In this case, in responding to a note from the deliberating jury, the court properly exercised its discretion in declining defendant's request that it add the standard Criminal Jury Instructions (CJI) charge on accessorial liability to its supplemental instructions. In People v Hill (52 AD3d 380 [2008]), we reversed the conviction where the same court gave the same acting-in-concert charge at issue here. We stated that "[a]lthough a trial judge is not obligated to use the standard jury instructions . . . each time a judge declines to employ the carefully thought-out measured tone of the standard jury charge in favor of improvised language, an additional risk of reversal and a new trial is created" (52 AD3d at 382 [internal quotation marks and citation omitted]). However, Hill does not control here. In that case, where the offense was gang assault in the second degree, the "orchestra" analogy in the accessorial liability charge was erroneous because it did not adequately convey that, in order to find the defendant guilty of gang assault in the second degree, the defendant had to intend to cause physical injury and intend to aid the main actor in engaging in conduct constituting the offense. In this case, the court's instructions adequately conveyed that the People had the burden of proving beyond a reasonable doubt that defendant intended to sell and possess a controlled substance and intended to aid the main actor [*2]in engaging in such conduct. Nevertheless, we repeat the admonition that the better practice for the trial courts is, when feasible, to utilize the charges contained in the Criminal Jury Instructions.

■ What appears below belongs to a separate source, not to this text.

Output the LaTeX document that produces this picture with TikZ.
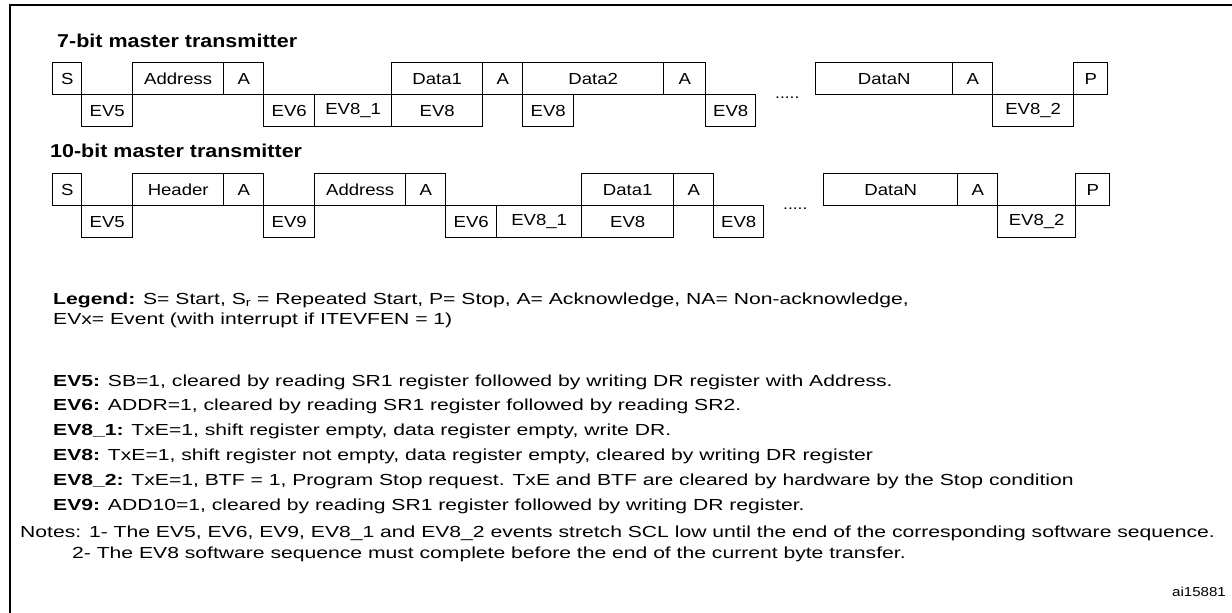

Defendant did not preserve any of his other challenges to the court's main and supplemental charges, and we decline to review them in the interest of justice. As an alternative holding, we find no basis for reversal. Although, again, the CJI charge would have minimized the potential for jury confusion, it cannot be said that in instructing the jury as it did the court did not satisfactorily explain the concept of acting in concert as related to the facts (see People v Brooks, 217 AD2d 492 [1995], lv denied 86 NY2d 840 [1995]). Similarly, none of the other challenged portions of the main and supplemental charges deprived defendant of a fair trial.

We find the sentence to be excessive to the extent indicated. Concur—Mazzarelli, J.P., Sweeny, DeGrasse, Freedman and Abdus-Salaam, JJ.